Then the leading priests objected and said to Pilate, “Change it from ‘The King of the Jews’ to ‘He said, I am King of the Jews.’”

Pilate replied, “No, what I have written, I have written.”

The soldiers mocked him, too, by offering him a drink of sour wine. They called out to him, “If you are the King of the Jews, save yourself!”… One of the criminals hanging beside him scoffed, “So you’re the Messiah, are you? Prove it by saving yourself—and us, too, while you’re at it!”

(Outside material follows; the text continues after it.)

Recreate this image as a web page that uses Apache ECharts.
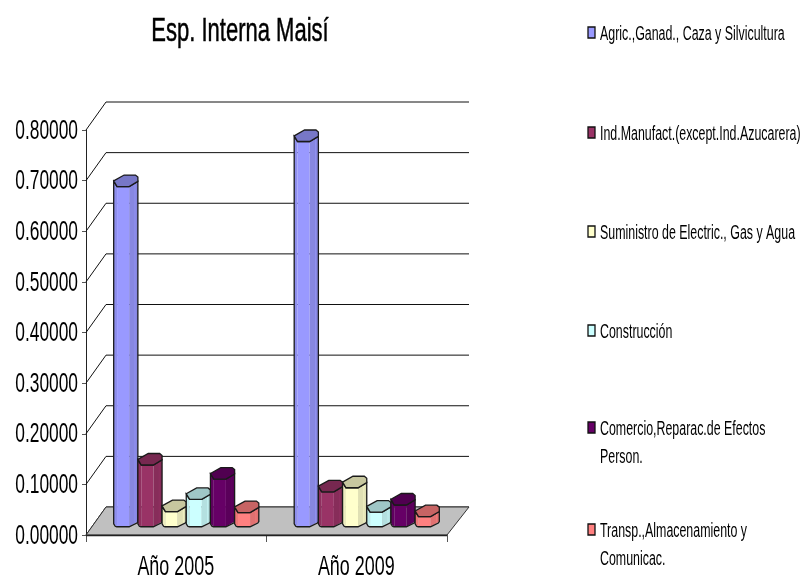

But the other criminal protested, “Don’t you fear God even when you have been sentenced to die? We deserve to die for our crimes, but this man hasn’t done anything wrong.” Then he said, “Jesus, remember me when you come into your Kingdom.”

And Jesus replied, “I assure you, today you will be with me in paradise.”

The people passing by shouted abuse, shaking their heads in mockery. “Look at you now!” they yelled at him. “You said you were going to destroy the Temple and rebuild it in three days. Well then, if you are the Son of God, save yourself and come down from the cross!”

The leading priests, the teachers of religious law, and the elders also mocked Jesus. “He saved others,” they scoffed, “but he can’t save himself! So he is the King of Israel, is he? Let him come down from the cross right now, and we will believe in him! He trusted God, so let God rescue him now if he wants him! For he said, ‘I am the Son of God.’”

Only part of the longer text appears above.